We changed the settings to 128kB and 4MB. This led to an increase to ~90MB/s maximum data transfer rate per transfer and an average transfer of~11MB/s so roughly a 50% increase in performance. This might not seem a lot since we doubled and quadrupled are settings... However further analysis improves matters. changing TCP settings is only going to help with transfers where the settings at RAL were the bottleneck.
For channels where the settings at the source site are already the limiting factor then these changes would have a limited effect. However looking at transfers from FNAL to RAL for CMS we see a much greater improvement.

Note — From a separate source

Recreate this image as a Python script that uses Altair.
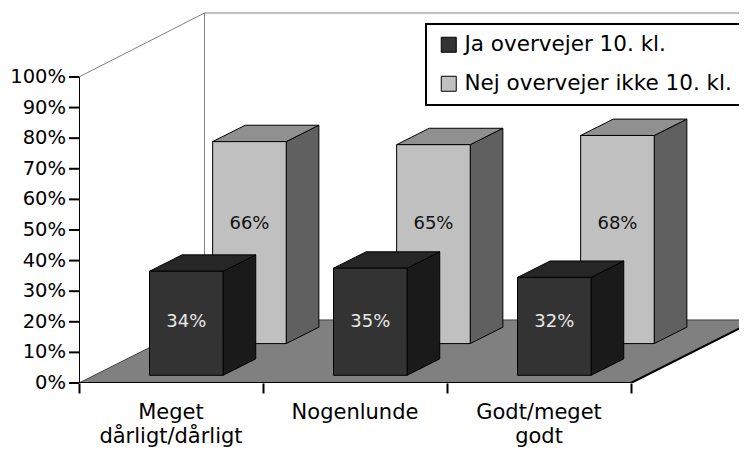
import altair as alt
import pandas as pd

categories = ["Meget\ndårligt/dårligt", "Nogenlunde", "Godt/meget\ngodt"]
series_names = ["Ja overvejer 10. kl.", "Nej overvejer ikke 10. kl."]
ja_values = [34, 35, 32]
nej_values = [66, 65, 68]
y_ticks = [0, 10, 20, 30, 40, 50, 60, 70, 80, 90, 100]

FONT = "DejaVu Sans"
DX, DY = 0.682, 20.6        # projection of full depth, in category units / percent
BW = 0.40                   # bar width in category units
XMAX, YMAX = 660 / 184, 120.9
ROWS = {"ja": (0.122, 0.382), "nej": (0.625, 0.885)}
LABEL_LEVEL = {"ja": 20, "nej": 52}

xs = alt.Scale(domain=[0, XMAX], nice=False, zero=False)
ys = alt.Scale(domain=[0, YMAX], nice=False, zero=False)
X = lambda f="x": alt.X(f"{f}:Q", scale=xs, title=None)
Y = lambda f="y": alt.Y(f"{f}:Q", scale=ys, title=None)


def faces(values, name, row):
    z0, z1 = ROWS[row]
    front, side, top = [], [], []
    for i, v in enumerate(values):
        left = i + (1 - BW) / 2
        front.append(dict(x=left + z0 * DX, x2=left + BW + z0 * DX, y=z0 * DY,
                          y2=z0 * DY + v, series=name, t=f"{v}%", m=LABEL_LEVEL[row],
                          cx=left + BW / 2 + z0 * DX))
        for z in (z0, z1):
            side.append(dict(k=i, x=left + BW + z * DX, y=z * DY, y2=z * DY + v))
            top.append(dict(k=i, y=z * DY + v, x=left + z * DX, x2=left + BW + z * DX))
    return pd.DataFrame(front), pd.DataFrame(side), pd.DataFrame(top)


color = alt.Color("series:N", scale=alt.Scale(domain=series_names, range=["#333333", "#C0C0C0"]),
                  legend=alt.Legend(title=None, orient="none", legendX=347, legendY=11,
                                    fillColor="white", strokeColor="black", padding=10,
                                    symbolType="square", symbolSize=225, symbolStrokeColor="black",
                                    symbolStrokeWidth=1, symbolOffset=2, labelFont=FONT, labelFontSize=21.5,
                                    labelColor="black", labelOffset=5, rowPadding=16,
                                    labelLimit=400))


def bar_layers(values, name, row, c_side, c_top):
    front, side, top = faces(values, name, row)
    return [
        alt.Chart(side).mark_area(color=c_side, stroke="black", strokeWidth=1, opacity=1).encode(
            x=X(), y=Y(), y2="y2:Q", detail="k:N"),
        alt.Chart(top).mark_area(color=c_top, stroke="black", strokeWidth=1, opacity=1, orient="horizontal").encode(
            y=Y(), x=X(), x2="x2:Q", detail="k:N"),
        alt.Chart(front).mark_rect(stroke="black", strokeWidth=1).encode(
            x=X(), x2="x2:Q", y=Y(), y2="y2:Q", color=color),
    ]


floor = pd.DataFrame([dict(y=0, x=0, x2=3), dict(y=DY, x=DX, x2=3 + DX)])
floor_layer = alt.Chart(floor).mark_area(color="#808080", stroke="#404040", strokeWidth=1, opacity=1,
                                         orient="horizontal", clip=True).encode(
    y=Y(), x=X(), x2="x2:Q")

wall = pd.DataFrame([
    dict(k=0, o=0, x=0, y=100), dict(k=0, o=1, x=DX, y=YMAX), dict(k=0, o=2, x=XMAX, y=YMAX),
    dict(k=1, o=0, x=DX, y=YMAX), dict(k=1, o=1, x=DX, y=DY),
])
wall_layer = alt.Chart(wall).mark_line(color="#808080", strokeWidth=1).encode(
    x=X(), y=Y(), detail="k:N", order="o:Q")

axis_lines = pd.DataFrame([
    dict(k=0, o=0, x=0, y=0), dict(k=0, o=1, x=0, y=100),
    dict(k=1, o=0, x=0, y=0), dict(k=1, o=1, x=3, y=0), dict(k=1, o=2, x=3 + DX, y=DY),
])
axis_layer = alt.Chart(axis_lines).mark_line(color="black", strokeWidth=2, clip=True).encode(
    x=X(), y=Y(), detail="k:N", order="o:Q")

tick_df = pd.DataFrame({"x": [0], "y": [0]})
axes_layer = alt.Chart(tick_df).mark_point(opacity=0).encode(
    x=alt.X("x:Q", scale=xs, axis=alt.Axis(values=[0, 1, 2, 3], title=None, labels=False, grid=False,
                                           domain=False, tickSize=10, tickWidth=2, tickColor="black")),
    y=alt.Y("y:Q", scale=ys, axis=alt.Axis(title=None, grid=False, domain=False, ticks=False, labels=False)),
)

y_df = pd.DataFrame({"y": y_ticks, "t": [f"{v}%" for v in y_ticks]})
y_tick_marks = alt.Chart(y_df).mark_rule(color="black", strokeWidth=2).encode(
    x=alt.value(-10), x2=alt.value(0), y=Y())
y_tick_text = alt.Chart(y_df).mark_text(font=FONT, fontSize=19.5, color="black", align="right",
                                        baseline="middle", dx=-13).encode(
    x=alt.value(0), y=Y(), text="t:N")

ja_front = faces(ja_values, series_names[0], "ja")[0]
nej_front = faces(nej_values, series_names[1], "nej")[0]
ja_text = alt.Chart(ja_front).mark_text(font=FONT, fontSize=18, color="#E8E8E8").encode(
    x=X("cx"), y=Y("m"), text="t:N")
nej_text = alt.Chart(nej_front).mark_text(font=FONT, fontSize=18, color="#111111").encode(
    x=X("cx"), y=Y("m"), text="t:N")

cat_df = pd.DataFrame({"x": [i + 0.5 for i in range(3)], "y": [0] * 3, "t": categories})
cat_text = alt.Chart(cat_df).mark_text(font=FONT, fontSize=21, color="black", baseline="top",
                                       lineBreak="\n", lineHeight=24, dy=19).encode(
    x=X(), y=Y(), text="t:N")

layers = [axes_layer, wall_layer, floor_layer]
layers += bar_layers(nej_values, series_names[1], "nej", "#606060", "#909090")
layers += bar_layers(ja_values, series_names[0], "ja", "#1A1A1A", "#262626")
layers += [axis_layer, y_tick_marks, y_tick_text, ja_text, nej_text, cat_text]

chart = alt.layer(*layers).properties(
    width=660, height=370, autosize=alt.AutoSizeParams(type="none"),
    padding={"left": 71, "top": 5, "right": 0, "bottom": 66},
).configure_view(stroke=None).configure_legend(strokeWidth=2)

chart.save("out.html", embed_options={"renderer": "svg", "actions": False})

Before the tweak the maximum file transfer rate was ~20MB/s with an average of 6.2MB/s. However; after the TCP tweak these increased to 50MB/s and 12.9MB/s respectively.

Another set of sites where the changes dramatically helped were transfers from the US tier2s to RAL ( over the production network rather than the OPN). Before the tweaks the transfers peaked at 10Mb/s and averaged 4.9MB/s. After the tweaks, these values were 40MB/s and 10.8 MB/s respectively.

Now putting all these values into a spreadsheet and looking at other values we get:

Solid Line is Peak. Dotted line is average.
Green is total transfers.
Red is transfer from FNAL.
Blue is transfers to US T2 sites.
Tests on a pre-production system at RAL also show that the efffects on the LAN transfers for these changeas are acceptable.